Woosley v. Wabash Ry. Co.

Decision Date07 July 1925
Docket NumberNo. 18849.,18849.
Citation274 S.W. 871
PartiesWOOSLEY v. WABASH BY. CO.
CourtMissouri Court of Appeals

Appeal from St. Louis Circuit Court; William H. Killoren, Judge.

"Not to be officially published."

Action by John W. Woosley against the Wabash Railway Company. Judgment for plaintiff, and defendant appeals. Reversed and remanded.

J. H. Miller and Homer Hall, both of St. Louis, for appellant.

L G. Peery and Carter, Nortoni & Jones, all of St. Louis, for respondent.

BENNICK, C.

This is an action for damages for personal injuries alleged to have been sustained by plaintiff while in the employ of defendant. From a verdict and judgment in favor of plaintiff in the sum of M, defendant has appealed.
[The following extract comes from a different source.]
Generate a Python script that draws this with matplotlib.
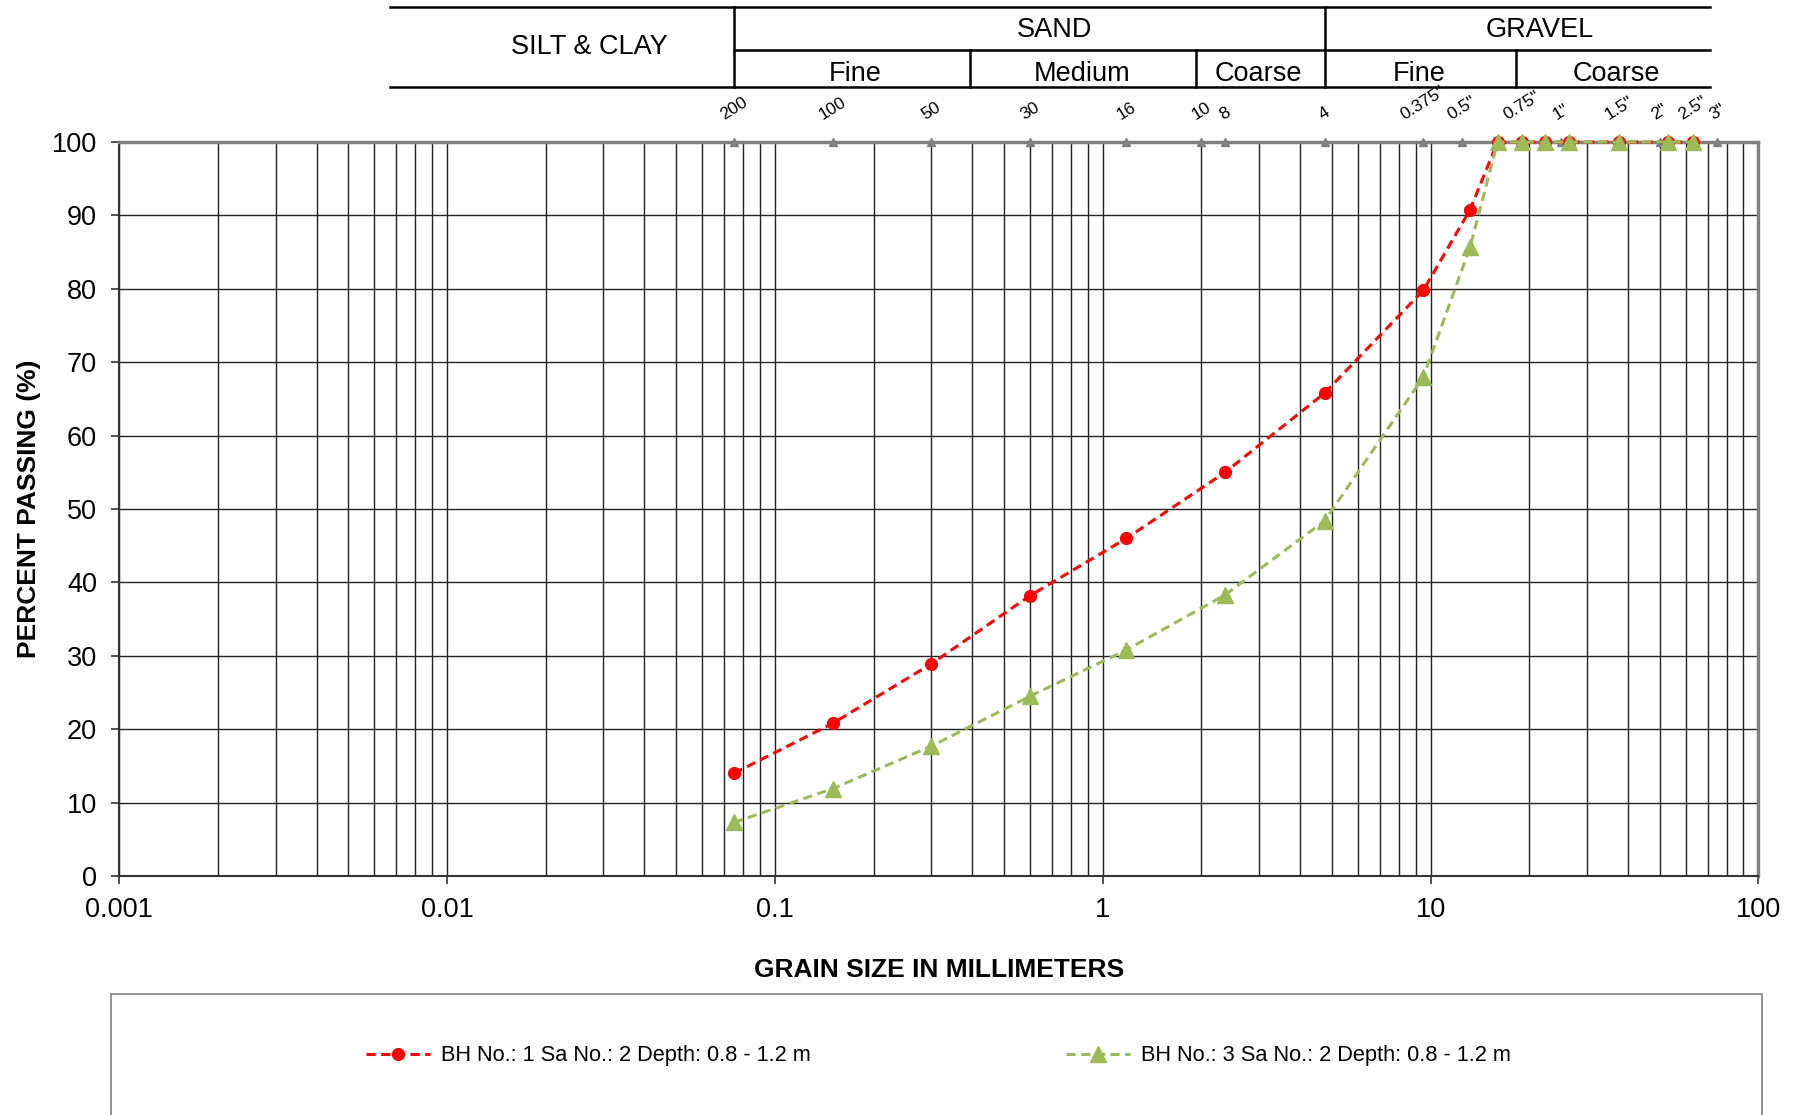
import numpy as np
import matplotlib
matplotlib.use('Agg')
import matplotlib.pyplot as plt
import matplotlib.transforms as mtransforms
from matplotlib.patches import Rectangle

plt.rcParams['font.family'] = ['Liberation Sans', 'DejaVu Sans']

# grain size distribution (mm, % passing)
sieve_mm = [0.075, 0.15, 0.3, 0.6, 1.18, 2.36, 4.75, 9.5, 13.2, 16, 19, 22.4, 26.5, 37.5, 53, 63]
bh1_pass = [14.0, 20.8, 28.9, 38.2, 46.0, 55.0, 65.8, 79.8, 90.8, 100, 100, 100, 100, 100, 100, 100]
bh3_pass = [7.3, 11.9, 17.7, 24.5, 30.8, 38.3, 48.4, 68.0, 85.7, 100, 100, 100, 100, 100, 100, 100]
bh1_label = "BH No.: 1 Sa No.: 2 Depth: 0.8 - 1.2 m"
bh3_label = "BH No.: 3 Sa No.: 2 Depth: 0.8 - 1.2 m"

# standard sieves shown along the top
std_sieve_mm = [0.075, 0.15, 0.3, 0.6, 1.18, 2.0, 2.36, 4.75, 9.5, 12.5, 19, 25, 37.5, 50, 63, 75]
std_sieve_lbl = ['200', '100', '50', '30', '16', '10', '8', '4', '0.375"', '0.5"',
                 '0.75"', '1"', '1.5"', '2"', '2.5"', '3"']

# classification header: boundaries in mm and label positions
bounds_main = [0.075, 4.75, 71]
bounds_sub = [0.075, 0.395, 1.93, 4.75, 18.2, 71]
silt_left = 0.0067
main_names = ['SILT & CLAY', 'SAND', 'GRAVEL']
main_pos = [0.0272, 0.713, 21.5]
sub_names = ['Fine', 'Medium', 'Coarse', 'Fine', 'Coarse']
sub_pos = [0.176, 0.865, 2.99, 9.23, 36.8]

fig = plt.figure(figsize=(17.98, 11.15), dpi=100)
ax = fig.add_axes([0.0663, 0.2143, 0.9117, 0.6583])
ax.set_xscale('log')
ax.set_xlim(0.001, 100)
ax.set_ylim(0, 100)

# grid
ax.set_xticks([0.001, 0.01, 0.1, 1, 10, 100])
ax.set_xticklabels(['0.001', '0.01', '0.1', '1', '10', '100'])
ax.set_yticks(np.arange(0, 101, 10))
ax.grid(True, which='both', axis='x', color='#222222', linewidth=1.0)
ax.grid(True, which='major', axis='y', color='#222222', linewidth=1.0)
ax.tick_params(axis='x', which='major', length=6, width=1.2, color='#333333', labelsize=19.5, pad=9)
ax.tick_params(axis='x', which='minor', length=0)
ax.tick_params(axis='y', length=6, width=1.2, color='#333333', labelsize=19.5, pad=10)
for side in ['top', 'right']:
    ax.spines[side].set_color('#808080')
    ax.spines[side].set_linewidth(2.5)
for side in ['left', 'bottom']:
    ax.spines[side].set_color('#333333')
    ax.spines[side].set_linewidth(1.5)

# sieve markers on top
ax.plot(std_sieve_mm, [100] * len(std_sieve_mm), linestyle='none', marker='^',
        markersize=5.5, color='#808080', clip_on=False, zorder=3)
for x, lbl in zip(std_sieve_mm, std_sieve_lbl):
    ax.text(x, 102.6, lbl, rotation=32, ha='center', va='bottom', fontsize=12.5,
            color='black', clip_on=False)

# data
ax.plot(sieve_mm, bh1_pass, linestyle=(0, (3, 1.8)), linewidth=2.2, color='#FF0000',
        marker='o', markersize=8.5, label=bh1_label, clip_on=False, zorder=4)
ax.plot(sieve_mm, bh3_pass, linestyle=(0, (3, 1.8)), linewidth=2.2, color='#9BBB59',
        marker='^', markersize=11, label=bh3_label, clip_on=False, zorder=5)

ax.set_xlabel('GRAIN SIZE IN MILLIMETERS', fontsize=19, fontweight='bold', labelpad=25)
ax.set_ylabel('PERCENT PASSING (%)', fontsize=19, fontweight='bold', labelpad=8)

# classification header
tr = mtransforms.blended_transform_factory(ax.transData, ax.transAxes)
y_top, y_mid, y_bot = 1.184, 1.125, 1.075
hl = dict(color='black', linewidth=1.8, transform=tr, clip_on=False)
ax.plot([silt_left, bounds_main[-1]], [y_top, y_top], **hl)
ax.plot([bounds_main[0], bounds_main[-1]], [y_mid, y_mid], **hl)
ax.plot([silt_left, bounds_main[-1]], [y_bot, y_bot], **hl)
for b in bounds_main[:-1]:
    ax.plot([b, b], [y_bot, y_top], **hl)
for b in bounds_sub[1:-1]:
    if b not in bounds_main:
        ax.plot([b, b], [y_bot, y_mid], **hl)
ax.text(main_pos[0], (y_top + y_bot) / 2, main_names[0], transform=tr,
        ha='center', va='center', fontsize=19.5)
for x, name in zip(main_pos[1:], main_names[1:]):
    ax.text(x, (y_top + y_mid) / 2 - 0.002, name, transform=tr, ha='center', va='center', fontsize=19.5)
for x, name in zip(sub_pos, sub_names):
    ax.text(x, (y_mid + y_bot) / 2 - 0.007, name, transform=tr, ha='center', va='center', fontsize=19.5)

# legend box
fig.patches.append(Rectangle((0.0617, -0.05), 0.9183, 0.1585, transform=fig.transFigure,
                             fill=False, edgecolor='#808080', linewidth=1.2))
handles, labels = ax.get_legend_handles_labels()
fig.legend(handles, labels, loc='center', bbox_to_anchor=(0.522, 0.053), ncol=2,
           frameon=False, fontsize=15.7, handlelength=2.95, handletextpad=0.5,
           columnspacing=11.7)

fig.savefig('out.png', dpi=100)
While riding upon a motorcar of defendant's in the course of his employment, plaintiff's left foot was caught and crushed between the wheel of the motorcar and a heavy plank in the railroad crossing at Second and De Sota streets in the city of St. Louis.

The assignments of negligence in plaintiff's amended petition relied on for recovery are, in substance: (1) Negligently failing to hew, slope, and taper said crossing plank, so that it would be on a level with the planks alongside which it was placed; (2) negligently permitting the end of said plank to become loose, so that it projected 4 or more inches above the planks, tracks, and surface of the street; and (3) negligently ordering plaintiff to ride upon said car and push a hand car ahead of the motorcar with his foot, which position was unsafe and dangerous.

Defendant's answer denied plaintiff's allegations, and, in addition, contained pleas of contributory negligence and assumption of risk.

The reply was conventional.

The essential facts disclosed by the evidence are as follows:

Plaintiff was a section man in the employ of defendant, and was a member of a crew of 6 or 8 men under the supervision of a foreman, Charles English, who gave the men under him their orders. The particular crew with which he worked had charge of a portion of defendant's tracks, about 2½ miles in length, located within the city of St. Louis. Plaintiff had worked over this stretch of track continuously for the 18 months that he had been in defendant's employ, doing general track work and putting in ties and rails.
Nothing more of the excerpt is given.